+++ Data shown +++

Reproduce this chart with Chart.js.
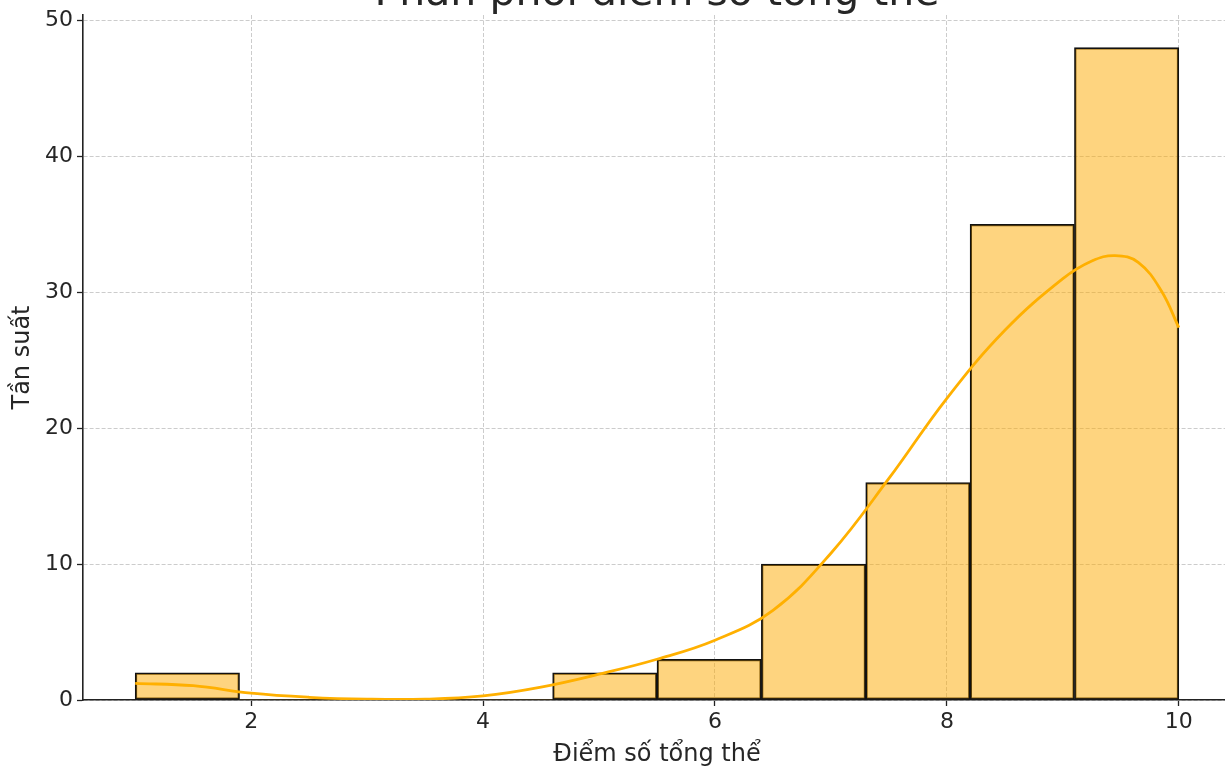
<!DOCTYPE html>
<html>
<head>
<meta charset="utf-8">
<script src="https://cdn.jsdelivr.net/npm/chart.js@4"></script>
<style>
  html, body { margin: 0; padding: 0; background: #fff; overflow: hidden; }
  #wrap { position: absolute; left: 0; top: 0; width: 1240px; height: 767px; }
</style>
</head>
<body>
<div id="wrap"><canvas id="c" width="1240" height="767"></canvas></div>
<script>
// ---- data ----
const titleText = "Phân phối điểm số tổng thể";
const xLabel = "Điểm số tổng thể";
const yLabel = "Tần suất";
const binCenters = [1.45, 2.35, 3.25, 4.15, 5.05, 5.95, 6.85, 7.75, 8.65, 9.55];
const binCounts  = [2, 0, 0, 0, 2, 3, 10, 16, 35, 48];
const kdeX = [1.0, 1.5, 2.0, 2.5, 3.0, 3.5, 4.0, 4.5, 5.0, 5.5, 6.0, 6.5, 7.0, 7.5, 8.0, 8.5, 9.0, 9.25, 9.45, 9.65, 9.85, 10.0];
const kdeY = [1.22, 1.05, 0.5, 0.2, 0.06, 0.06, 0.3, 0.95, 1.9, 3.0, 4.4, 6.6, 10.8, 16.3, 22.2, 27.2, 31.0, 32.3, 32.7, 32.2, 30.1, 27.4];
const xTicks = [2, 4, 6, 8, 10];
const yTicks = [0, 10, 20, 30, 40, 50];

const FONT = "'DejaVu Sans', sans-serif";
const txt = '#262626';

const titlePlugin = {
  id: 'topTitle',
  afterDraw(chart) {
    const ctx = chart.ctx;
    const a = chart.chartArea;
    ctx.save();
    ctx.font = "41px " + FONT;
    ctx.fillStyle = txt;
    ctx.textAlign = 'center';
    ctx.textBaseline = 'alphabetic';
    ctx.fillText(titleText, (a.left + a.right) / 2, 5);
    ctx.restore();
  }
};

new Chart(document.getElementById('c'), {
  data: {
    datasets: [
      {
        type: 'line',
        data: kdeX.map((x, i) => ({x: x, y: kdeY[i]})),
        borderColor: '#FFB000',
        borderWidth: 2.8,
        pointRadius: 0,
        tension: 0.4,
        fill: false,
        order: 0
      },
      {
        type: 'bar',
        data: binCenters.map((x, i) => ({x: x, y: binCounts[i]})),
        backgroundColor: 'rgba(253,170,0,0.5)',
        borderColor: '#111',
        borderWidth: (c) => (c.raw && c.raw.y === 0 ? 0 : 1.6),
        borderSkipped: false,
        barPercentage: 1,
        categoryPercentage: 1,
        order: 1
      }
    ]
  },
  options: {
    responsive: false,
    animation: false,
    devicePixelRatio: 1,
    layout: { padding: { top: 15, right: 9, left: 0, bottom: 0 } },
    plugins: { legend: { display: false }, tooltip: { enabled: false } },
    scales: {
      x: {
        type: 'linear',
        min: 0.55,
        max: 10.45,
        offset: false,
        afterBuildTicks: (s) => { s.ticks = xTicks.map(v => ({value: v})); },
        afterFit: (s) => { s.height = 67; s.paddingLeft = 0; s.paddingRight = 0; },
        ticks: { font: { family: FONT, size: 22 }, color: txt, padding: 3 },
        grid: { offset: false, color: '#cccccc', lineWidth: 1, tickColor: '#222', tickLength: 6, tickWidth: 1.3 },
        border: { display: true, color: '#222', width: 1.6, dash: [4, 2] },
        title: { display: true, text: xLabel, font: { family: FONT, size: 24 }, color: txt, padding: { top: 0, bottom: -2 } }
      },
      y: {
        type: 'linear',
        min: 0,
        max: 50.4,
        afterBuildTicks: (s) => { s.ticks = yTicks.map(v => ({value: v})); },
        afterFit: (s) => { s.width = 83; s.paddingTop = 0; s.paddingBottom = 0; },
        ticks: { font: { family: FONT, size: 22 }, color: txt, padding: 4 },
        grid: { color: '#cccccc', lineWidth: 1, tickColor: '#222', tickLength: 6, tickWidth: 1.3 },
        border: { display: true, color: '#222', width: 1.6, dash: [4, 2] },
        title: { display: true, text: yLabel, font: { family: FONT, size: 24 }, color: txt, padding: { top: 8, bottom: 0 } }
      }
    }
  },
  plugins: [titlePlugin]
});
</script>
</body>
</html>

+++

Reproduce each line exactly, please, except for any pictures.

- [Result of the task]:
Reproduce this chart with Chart.js.
<!DOCTYPE html>
<html>
<head>
<meta charset="utf-8">
<script src="https://cdn.jsdelivr.net/npm/chart.js@4"></script>
<style>
  html, body { margin: 0; padding: 0; background: #fff; overflow: hidden; }
  #wrap { position: absolute; left: 0; top: 0; width: 1240px; height: 767px; }
</style>
</head>
<body>
<div id="wrap"><canvas id="c" width="1240" height="767"></canvas></div>
<script>
// ---- data ----
const titleText = "Phân phối điểm số tổng thể";
const xLabel = "Điểm số tổng thể";
const yLabel = "Tần suất";
const binCenters = [1.45, 2.35, 3.25, 4.15, 5.05, 5.95, 6.85, 7.75, 8.65, 9.55];
const binCounts  = [2, 0, 0, 0, 2, 3, 10, 16, 35, 48];
const kdeX = [1.0, 1.5, 2.0, 2.5, 3.0, 3.5, 4.0, 4.5, 5.0, 5.5, 6.0, 6.5, 7.0, 7.5, 8.0, 8.5, 9.0, 9.25, 9.45, 9.65, 9.85, 10.0];
const kdeY = [1.22, 1.05, 0.5, 0.2, 0.06, 0.06, 0.3, 0.95, 1.9, 3.0, 4.4, 6.6, 10.8, 16.3, 22.2, 27.2, 31.0, 32.3, 32.7, 32.2, 30.1, 27.4];
const xTicks = [2, 4, 6, 8, 10];
const yTicks = [0, 10, 20, 30, 40, 50];

const FONT = "'DejaVu Sans', sans-serif";
const txt = '#262626';

const titlePlugin = {
  id: 'topTitle',
  afterDraw(chart) {
    const ctx = chart.ctx;
    const a = chart.chartArea;
    ctx.save();
    ctx.font = "41px " + FONT;
    ctx.fillStyle = txt;
    ctx.textAlign = 'center';
    ctx.textBaseline = 'alphabetic';
    ctx.fillText(titleText, (a.left + a.right) / 2, 5);
    ctx.restore();
  }
};

new Chart(document.getElementById('c'), {
  data: {
    datasets: [
      {
        type: 'line',
        data: kdeX.map((x, i) => ({x: x, y: kdeY[i]})),
        borderColor: '#FFB000',
        borderWidth: 2.8,
        pointRadius: 0,
        tension: 0.4,
        fill: false,
        order: 0
      },
      {
        type: 'bar',
        data: binCenters.map((x, i) => ({x: x, y: binCounts[i]})),
        backgroundColor: 'rgba(253,170,0,0.5)',
        borderColor: '#111',
        borderWidth: (c) => (c.raw && c.raw.y === 0 ? 0 : 1.6),
        borderSkipped: false,
        barPercentage: 1,
        categoryPercentage: 1,
        order: 1
      }
    ]
  },
  options: {
    responsive: false,
    animation: false,
    devicePixelRatio: 1,
    layout: { padding: { top: 15, right: 9, left: 0, bottom: 0 } },
    plugins: { legend: { display: false }, tooltip: { enabled: false } },
    scales: {
      x: {
        type: 'linear',
        min: 0.55,
        max: 10.45,
        offset: false,
        afterBuildTicks: (s) => { s.ticks = xTicks.map(v => ({value: v})); },
        afterFit: (s) => { s.height = 67; s.paddingLeft = 0; s.paddingRight = 0; },
        ticks: { font: { family: FONT, size: 22 }, color: txt, padding: 3 },
        grid: { offset: false, color: '#cccccc', lineWidth: 1, tickColor: '#222', tickLength: 6, tickWidth: 1.3 },
        border: { display: true, color: '#222', width: 1.6, dash: [4, 2] },
        title: { display: true, text: xLabel, font: { family: FONT, size: 24 }, color: txt, padding: { top: 0, bottom: -2 } }
      },
      y: {
        type: 'linear',
        min: 0,
        max: 50.4,
        afterBuildTicks: (s) => { s.ticks = yTicks.map(v => ({value: v})); },
        afterFit: (s) => { s.width = 83; s.paddingTop = 0; s.paddingBottom = 0; },
        ticks: { font: { family: FONT, size: 22 }, color: txt, padding: 4 },
        grid: { color: '#cccccc', lineWidth: 1, tickColor: '#222', tickLength: 6, tickWidth: 1.3 },
        border: { display: true, color: '#222', width: 1.6, dash: [4, 2] },
        title: { display: true, text: yLabel, font: { family: FONT, size: 24 }, color: txt, padding: { top: 8, bottom: 0 } }
      }
    }
  },
  plugins: [titlePlugin]
});
</script>
</body>
</html>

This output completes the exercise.